• **Provided data**:

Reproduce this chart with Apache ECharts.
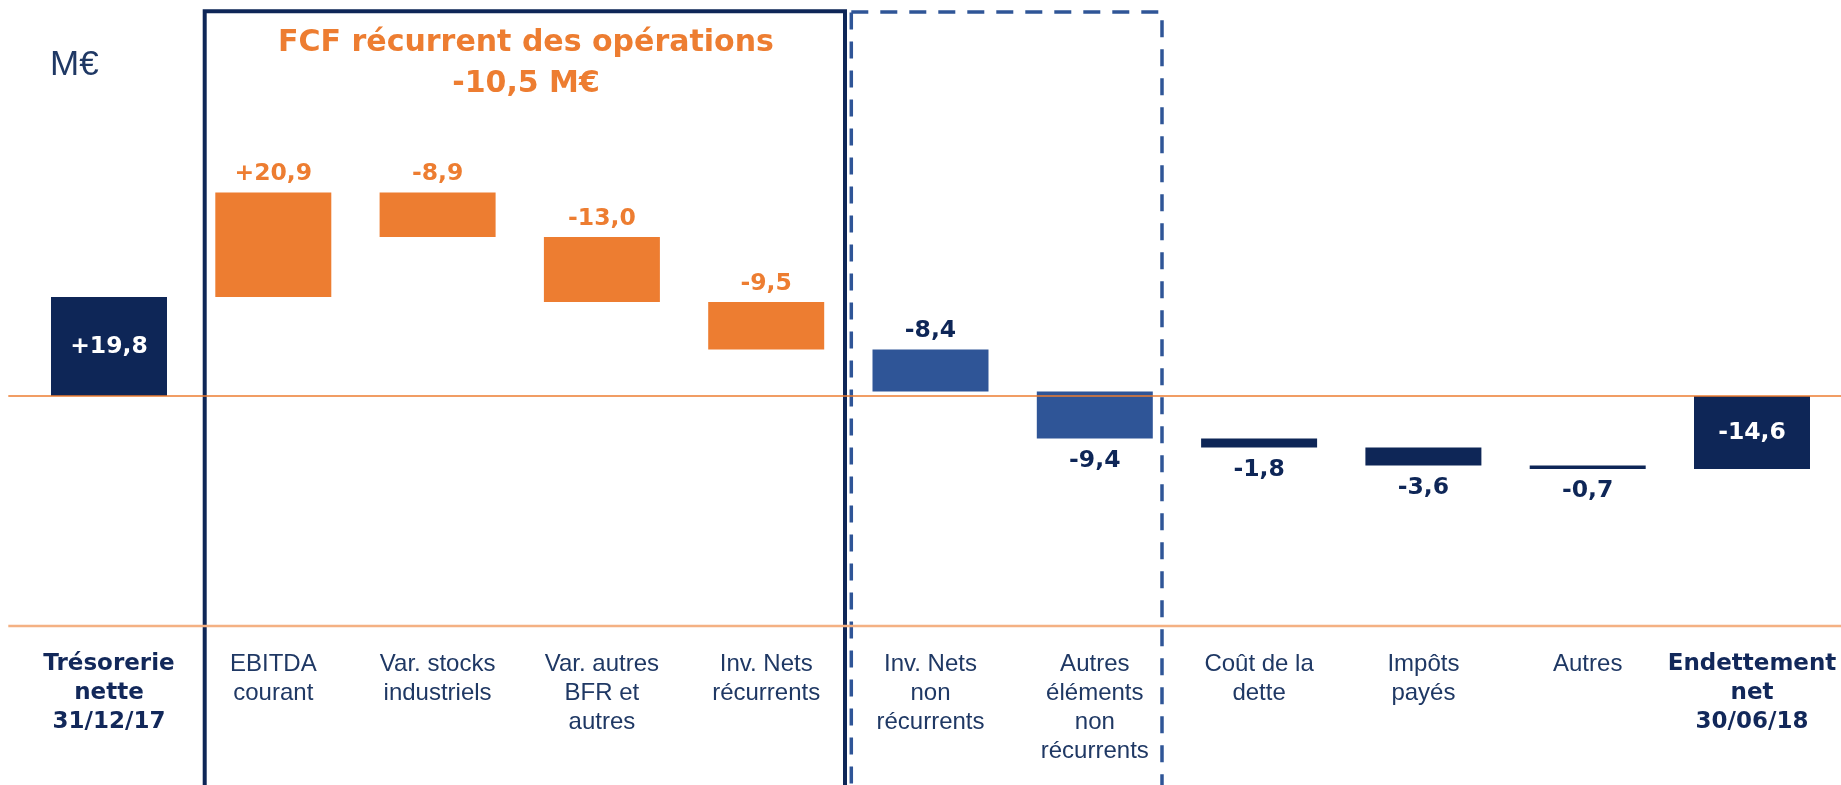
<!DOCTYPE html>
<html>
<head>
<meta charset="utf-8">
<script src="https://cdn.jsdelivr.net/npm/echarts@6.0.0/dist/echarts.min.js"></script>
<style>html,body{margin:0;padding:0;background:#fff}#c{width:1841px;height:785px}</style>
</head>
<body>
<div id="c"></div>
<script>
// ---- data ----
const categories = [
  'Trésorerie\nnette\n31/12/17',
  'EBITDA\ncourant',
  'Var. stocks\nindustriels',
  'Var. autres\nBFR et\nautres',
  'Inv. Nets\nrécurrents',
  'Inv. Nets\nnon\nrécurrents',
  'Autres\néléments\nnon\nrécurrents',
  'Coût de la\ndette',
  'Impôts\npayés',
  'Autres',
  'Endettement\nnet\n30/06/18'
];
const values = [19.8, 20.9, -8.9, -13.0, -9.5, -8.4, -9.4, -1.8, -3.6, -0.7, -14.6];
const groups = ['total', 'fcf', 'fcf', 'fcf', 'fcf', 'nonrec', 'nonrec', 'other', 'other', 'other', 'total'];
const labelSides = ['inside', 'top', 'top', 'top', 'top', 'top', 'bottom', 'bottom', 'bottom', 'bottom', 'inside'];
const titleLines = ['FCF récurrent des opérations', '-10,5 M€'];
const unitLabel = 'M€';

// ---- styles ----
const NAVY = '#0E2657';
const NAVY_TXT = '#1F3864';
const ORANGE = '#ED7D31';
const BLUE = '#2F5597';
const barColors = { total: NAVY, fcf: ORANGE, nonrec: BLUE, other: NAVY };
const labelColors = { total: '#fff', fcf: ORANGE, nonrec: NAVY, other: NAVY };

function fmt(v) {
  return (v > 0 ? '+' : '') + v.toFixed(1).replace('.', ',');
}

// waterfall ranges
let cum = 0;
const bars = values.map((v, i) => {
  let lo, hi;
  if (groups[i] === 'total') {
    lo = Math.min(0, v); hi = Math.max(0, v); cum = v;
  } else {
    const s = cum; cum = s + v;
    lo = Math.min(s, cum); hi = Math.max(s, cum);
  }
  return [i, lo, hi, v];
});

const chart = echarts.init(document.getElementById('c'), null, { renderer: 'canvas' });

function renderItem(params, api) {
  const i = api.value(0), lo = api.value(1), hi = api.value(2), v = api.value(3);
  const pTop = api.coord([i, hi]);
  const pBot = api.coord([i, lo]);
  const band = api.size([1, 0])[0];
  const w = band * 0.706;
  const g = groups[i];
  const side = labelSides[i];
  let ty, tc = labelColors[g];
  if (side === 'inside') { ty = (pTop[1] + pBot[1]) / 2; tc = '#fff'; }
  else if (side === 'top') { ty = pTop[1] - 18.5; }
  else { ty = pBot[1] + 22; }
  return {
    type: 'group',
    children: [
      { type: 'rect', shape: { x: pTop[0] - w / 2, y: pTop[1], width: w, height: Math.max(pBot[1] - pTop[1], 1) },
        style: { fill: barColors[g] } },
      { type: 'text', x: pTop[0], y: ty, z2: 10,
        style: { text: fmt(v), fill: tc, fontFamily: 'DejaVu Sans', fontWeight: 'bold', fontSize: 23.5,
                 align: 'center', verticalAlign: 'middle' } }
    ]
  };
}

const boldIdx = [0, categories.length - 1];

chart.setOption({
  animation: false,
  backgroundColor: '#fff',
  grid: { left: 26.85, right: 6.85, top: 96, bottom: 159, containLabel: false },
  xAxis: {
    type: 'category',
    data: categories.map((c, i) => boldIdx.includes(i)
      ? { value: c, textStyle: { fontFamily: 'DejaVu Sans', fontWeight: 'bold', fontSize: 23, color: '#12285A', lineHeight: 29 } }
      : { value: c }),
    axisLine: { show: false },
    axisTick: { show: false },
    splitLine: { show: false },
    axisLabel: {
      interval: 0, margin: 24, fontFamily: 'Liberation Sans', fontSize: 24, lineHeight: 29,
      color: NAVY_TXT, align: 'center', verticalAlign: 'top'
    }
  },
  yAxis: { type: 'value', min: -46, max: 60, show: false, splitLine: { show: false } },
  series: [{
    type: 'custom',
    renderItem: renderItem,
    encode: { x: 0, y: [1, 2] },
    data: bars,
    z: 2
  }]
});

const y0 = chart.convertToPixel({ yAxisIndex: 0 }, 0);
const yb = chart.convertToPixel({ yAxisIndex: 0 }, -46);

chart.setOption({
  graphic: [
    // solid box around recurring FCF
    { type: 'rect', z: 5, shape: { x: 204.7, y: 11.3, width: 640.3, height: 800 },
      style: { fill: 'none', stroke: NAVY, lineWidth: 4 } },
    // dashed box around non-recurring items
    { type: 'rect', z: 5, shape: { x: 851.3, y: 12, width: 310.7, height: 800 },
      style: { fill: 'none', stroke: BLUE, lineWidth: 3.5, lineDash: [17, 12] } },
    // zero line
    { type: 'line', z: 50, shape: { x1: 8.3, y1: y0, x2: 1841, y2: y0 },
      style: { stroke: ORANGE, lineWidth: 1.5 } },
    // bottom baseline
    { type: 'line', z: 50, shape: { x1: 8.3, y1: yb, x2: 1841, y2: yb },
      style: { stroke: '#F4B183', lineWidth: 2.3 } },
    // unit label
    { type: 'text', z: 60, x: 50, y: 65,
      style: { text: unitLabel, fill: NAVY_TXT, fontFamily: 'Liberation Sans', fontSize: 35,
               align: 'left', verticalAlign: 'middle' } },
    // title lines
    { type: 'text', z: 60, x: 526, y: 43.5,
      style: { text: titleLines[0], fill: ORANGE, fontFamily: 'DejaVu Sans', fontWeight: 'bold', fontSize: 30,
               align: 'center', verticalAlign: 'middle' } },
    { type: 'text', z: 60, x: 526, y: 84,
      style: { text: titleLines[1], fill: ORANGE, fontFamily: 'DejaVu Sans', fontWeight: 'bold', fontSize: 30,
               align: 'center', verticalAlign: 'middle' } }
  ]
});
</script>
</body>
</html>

• **Do this**: Omit the pictures, and quote the material above exactly as given.

• **Written reply**:
Reproduce this chart with Apache ECharts.
<!DOCTYPE html>
<html>
<head>
<meta charset="utf-8">
<script src="https://cdn.jsdelivr.net/npm/echarts@6.0.0/dist/echarts.min.js"></script>
<style>html,body{margin:0;padding:0;background:#fff}#c{width:1841px;height:785px}</style>
</head>
<body>
<div id="c"></div>
<script>
// ---- data ----
const categories = [
  'Trésorerie\nnette\n31/12/17',
  'EBITDA\ncourant',
  'Var. stocks\nindustriels',
  'Var. autres\nBFR et\nautres',
  'Inv. Nets\nrécurrents',
  'Inv. Nets\nnon\nrécurrents',
  'Autres\néléments\nnon\nrécurrents',
  'Coût de la\ndette',
  'Impôts\npayés',
  'Autres',
  'Endettement\nnet\n30/06/18'
];
const values = [19.8, 20.9, -8.9, -13.0, -9.5, -8.4, -9.4, -1.8, -3.6, -0.7, -14.6];
const groups = ['total', 'fcf', 'fcf', 'fcf', 'fcf', 'nonrec', 'nonrec', 'other', 'other', 'other', 'total'];
const labelSides = ['inside', 'top', 'top', 'top', 'top', 'top', 'bottom', 'bottom', 'bottom', 'bottom', 'inside'];
const titleLines = ['FCF récurrent des opérations', '-10,5 M€'];
const unitLabel = 'M€';

// ---- styles ----
const NAVY = '#0E2657';
const NAVY_TXT = '#1F3864';
const ORANGE = '#ED7D31';
const BLUE = '#2F5597';
const barColors = { total: NAVY, fcf: ORANGE, nonrec: BLUE, other: NAVY };
const labelColors = { total: '#fff', fcf: ORANGE, nonrec: NAVY, other: NAVY };

function fmt(v) {
  return (v > 0 ? '+' : '') + v.toFixed(1).replace('.', ',');
}

// waterfall ranges
let cum = 0;
const bars = values.map((v, i) => {
  let lo, hi;
  if (groups[i] === 'total') {
    lo = Math.min(0, v); hi = Math.max(0, v); cum = v;
  } else {
    const s = cum; cum = s + v;
    lo = Math.min(s, cum); hi = Math.max(s, cum);
  }
  return [i, lo, hi, v];
});

const chart = echarts.init(document.getElementById('c'), null, { renderer: 'canvas' });

function renderItem(params, api) {
  const i = api.value(0), lo = api.value(1), hi = api.value(2), v = api.value(3);
  const pTop = api.coord([i, hi]);
  const pBot = api.coord([i, lo]);
  const band = api.size([1, 0])[0];
  const w = band * 0.706;
  const g = groups[i];
  const side = labelSides[i];
  let ty, tc = labelColors[g];
  if (side === 'inside') { ty = (pTop[1] + pBot[1]) / 2; tc = '#fff'; }
  else if (side === 'top') { ty = pTop[1] - 18.5; }
  else { ty = pBot[1] + 22; }
  return {
    type: 'group',
    children: [
      { type: 'rect', shape: { x: pTop[0] - w / 2, y: pTop[1], width: w, height: Math.max(pBot[1] - pTop[1], 1) },
        style: { fill: barColors[g] } },
      { type: 'text', x: pTop[0], y: ty, z2: 10,
        style: { text: fmt(v), fill: tc, fontFamily: 'DejaVu Sans', fontWeight: 'bold', fontSize: 23.5,
                 align: 'center', verticalAlign: 'middle' } }
    ]
  };
}

const boldIdx = [0, categories.length - 1];

chart.setOption({
  animation: false,
  backgroundColor: '#fff',
  grid: { left: 26.85, right: 6.85, top: 96, bottom: 159, containLabel: false },
  xAxis: {
    type: 'category',
    data: categories.map((c, i) => boldIdx.includes(i)
      ? { value: c, textStyle: { fontFamily: 'DejaVu Sans', fontWeight: 'bold', fontSize: 23, color: '#12285A', lineHeight: 29 } }
      : { value: c }),
    axisLine: { show: false },
    axisTick: { show: false },
    splitLine: { show: false },
    axisLabel: {
      interval: 0, margin: 24, fontFamily: 'Liberation Sans', fontSize: 24, lineHeight: 29,
      color: NAVY_TXT, align: 'center', verticalAlign: 'top'
    }
  },
  yAxis: { type: 'value', min: -46, max: 60, show: false, splitLine: { show: false } },
  series: [{
    type: 'custom',
    renderItem: renderItem,
    encode: { x: 0, y: [1, 2] },
    data: bars,
    z: 2
  }]
});

const y0 = chart.convertToPixel({ yAxisIndex: 0 }, 0);
const yb = chart.convertToPixel({ yAxisIndex: 0 }, -46);

chart.setOption({
  graphic: [
    // solid box around recurring FCF
    { type: 'rect', z: 5, shape: { x: 204.7, y: 11.3, width: 640.3, height: 800 },
      style: { fill: 'none', stroke: NAVY, lineWidth: 4 } },
    // dashed box around non-recurring items
    { type: 'rect', z: 5, shape: { x: 851.3, y: 12, width: 310.7, height: 800 },
      style: { fill: 'none', stroke: BLUE, lineWidth: 3.5, lineDash: [17, 12] } },
    // zero line
    { type: 'line', z: 50, shape: { x1: 8.3, y1: y0, x2: 1841, y2: y0 },
      style: { stroke: ORANGE, lineWidth: 1.5 } },
    // bottom baseline
    { type: 'line', z: 50, shape: { x1: 8.3, y1: yb, x2: 1841, y2: yb },
      style: { stroke: '#F4B183', lineWidth: 2.3 } },
    // unit label
    { type: 'text', z: 60, x: 50, y: 65,
      style: { text: unitLabel, fill: NAVY_TXT, fontFamily: 'Liberation Sans', fontSize: 35,
               align: 'left', verticalAlign: 'middle' } },
    // title lines
    { type: 'text', z: 60, x: 526, y: 43.5,
      style: { text: titleLines[0], fill: ORANGE, fontFamily: 'DejaVu Sans', fontWeight: 'bold', fontSize: 30,
               align: 'center', verticalAlign: 'middle' } },
    { type: 'text', z: 60, x: 526, y: 84,
      style: { text: titleLines[1], fill: ORANGE, fontFamily: 'DejaVu Sans', fontWeight: 'bold', fontSize: 30,
               align: 'center', verticalAlign: 'middle' } }
  ]
});
</script>
</body>
</html>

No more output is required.